Aproveito para jogar aqui que não é apenas a fantasia que sofre com a transferência das páginas para as telas. Romances de Época tem esbarrado cada dia mais com anacronismos que destroem o origial. A versão da Netflix para Persuasão alterou tão profundamente a personalidade da heroína, Anne Elliot, que ficou sem sentido como uma mulher tão firme e opinativa teria se deixado influenciar para fazer escolhas erradas no passado. O coração de toda história (referidas no título).
A mais perto do ofensivo, no entanto, é The Buccaneers.



O livro inacabado de Edith Wharton, uma das mais importantes escritoras americanas do início do século 20, foi completado pela escritora inglesa Marion Mainwaring e publicado em 1993, 56 anos depois, como uma “versão final”. Mainwaring se baseou em esboços, anotações e capítulos deixados por Wharton e nunca foi 100% aceita pelos fãs.
Isso por si só já renderia muita discussão, mas piora. A série da Apple TV+ decidiu alterar significativamente tanto o original de 1937 como a final de 1993. Basicamente, só manteve o título, nomes de personagens e uma quase irreconhecível linha da história. No mais é radicalmente algo “original”, completamente na escola de Bridgerton. Só que a série da Netflix tem uma dualidade: a história (fraca e melodramática) é fiel ao livro, o elenco inclusivo e a trilha sonora moderna funcionam por isso. Em The Buccaneers nem isso.

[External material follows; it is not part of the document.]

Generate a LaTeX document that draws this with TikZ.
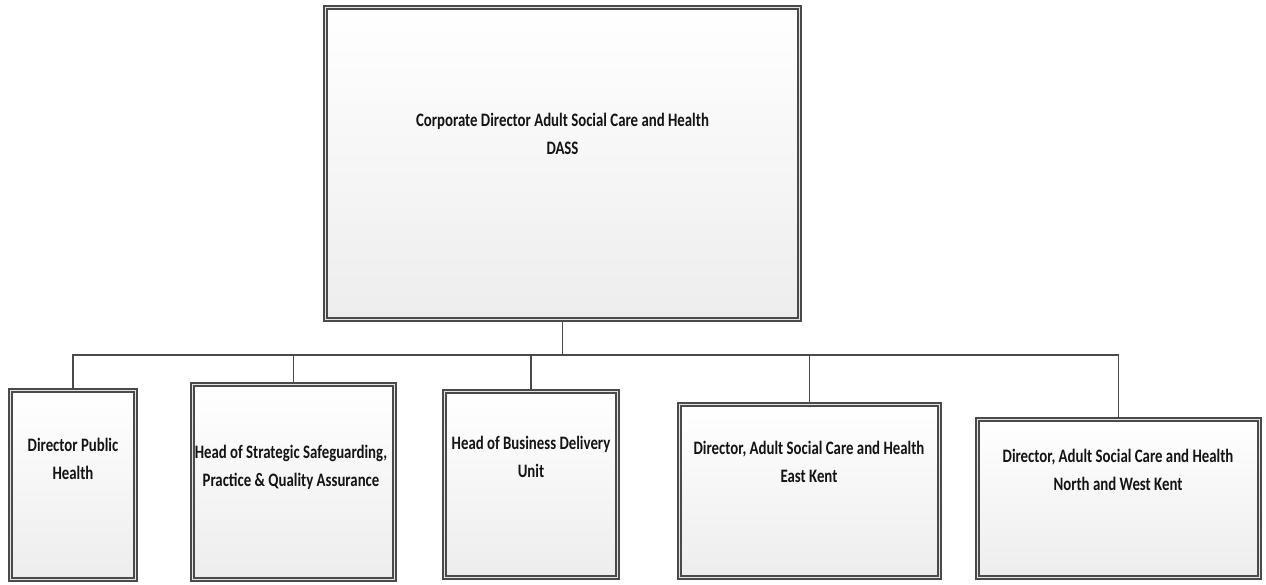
\documentclass[tikz,border=0pt]{standalone}
\usepackage{fontspec}
\newfontfamily\boxfont[FakeStretch=0.78]{Carlito}
\usetikzlibrary{shadows}
\definecolor{linegray}{HTML}{4A4A4A}
\definecolor{boxbottom}{HTML}{EDEDED}
\tikzset{
  orgbox/.style={draw=linegray, line width=1.3pt, double=white!80!gray, double distance=1.5pt,
    top color=white, bottom color=boxbottom, inner sep=0pt,
    drop shadow={shadow xshift=2.5pt, shadow yshift=-2.5pt, fill=black!18, opacity=0.7}},
  orgtext/.style={align=center, text=black!92, font=\boxfont\bfseries\fontsize{19}{28}\selectfont, inner sep=0pt},
  conn/.style={draw=linegray, line width=1.2pt}
}
\begin{document}
\begin{tikzpicture}[x=1pt,y=-1pt]
\useasboundingbox (0,0) rectangle (1266,585);
% boxes
\node[orgbox, minimum width=474pt, minimum height=312pt] (top) at (562.5,163.5) {};
\node[orgbox, minimum width=125pt, minimum height=189pt] (b1) at (73,485) {};
\node[orgbox, minimum width=202pt, minimum height=195pt] (b2) at (293.5,482) {};
\node[orgbox, minimum width=173pt, minimum height=186pt] (b3) at (531,484.5) {};
\node[orgbox, minimum width=260pt, minimum height=173pt] (b4) at (809.5,491) {};
\node[orgbox, minimum width=282pt, minimum height=158pt] (b5) at (1118.5,498.5) {};
% texts
\node[orgtext] (t0) at (562.5,134) {Corporate Director Adult Social Care and Health\\DASS};
\node[orgtext] (t1) at (73,459) {Director Public\\Health};
\node[orgtext] (t2) at (291,467.5) {Head of Strategic Safeguarding,\\Practice \& Quality Assurance};
\node[orgtext] (t3) at (531,457) {Head of Business Delivery\\Unit};
\node[orgtext] (t4) at (809,461.5) {Director, Adult Social Care and Health\\East Kent};
\node[orgtext] (t5) at (1118,470) {Director, Adult Social Care and Health\\North and West Kent};
% connectors
\coordinate (bus) at (562.5,355);
\draw[conn] (top.south) -- (bus);
\draw[conn] (b1.north) |- (bus);
\draw[conn] (b2.north) |- (bus);
\draw[conn] (b3.north) |- (bus);
\draw[conn] (b4.north) |- (bus);
\draw[conn] (b5.north) |- (bus);
\end{tikzpicture}
\end{document}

Como Wharton, diferentemente de Martin, não tem como se expressar eu tomo a liberdade de opinar: é ofensivo. Ninguém impede a criação de novas histórias, ainda mais se achar que a original não funciona em tempos atuais. Romances do período da Gilded Age não vão de encontro com os ideais feministas, ao contrário. Nem Jane Austen, falando nisso. Se é politicamente incorreto, deve ser contextualizado ou esquecido, mas atualizado? Não concordo.


As adaptações que vêm por aí de O Morro dos Ventos Uivantes e Orgulho e Preconceito me dão ansiedade também por isso. A fala de George R.R. Martin, portanto, vai além de uma simples reclamação: é uma declaração pública sobre autoria, respeito criativo e o valor do texto literário.
Em tempos em que adaptações se multiplicam graças ao apetite das plataformas de streaming por conteúdos já testados e com base de fãs consolidada, o alerta do autor ressoa como um pedido por integridade — e talvez, por mais humildade por parte da indústria audiovisual. Resta saber se, com o avanço de séries como House of The Dragon e O Cavaleiro dos Sete Reinos, em produção pela HBO, Martin conseguirá ver seu próprio universo retratado da forma que sempre imaginou. Duvido.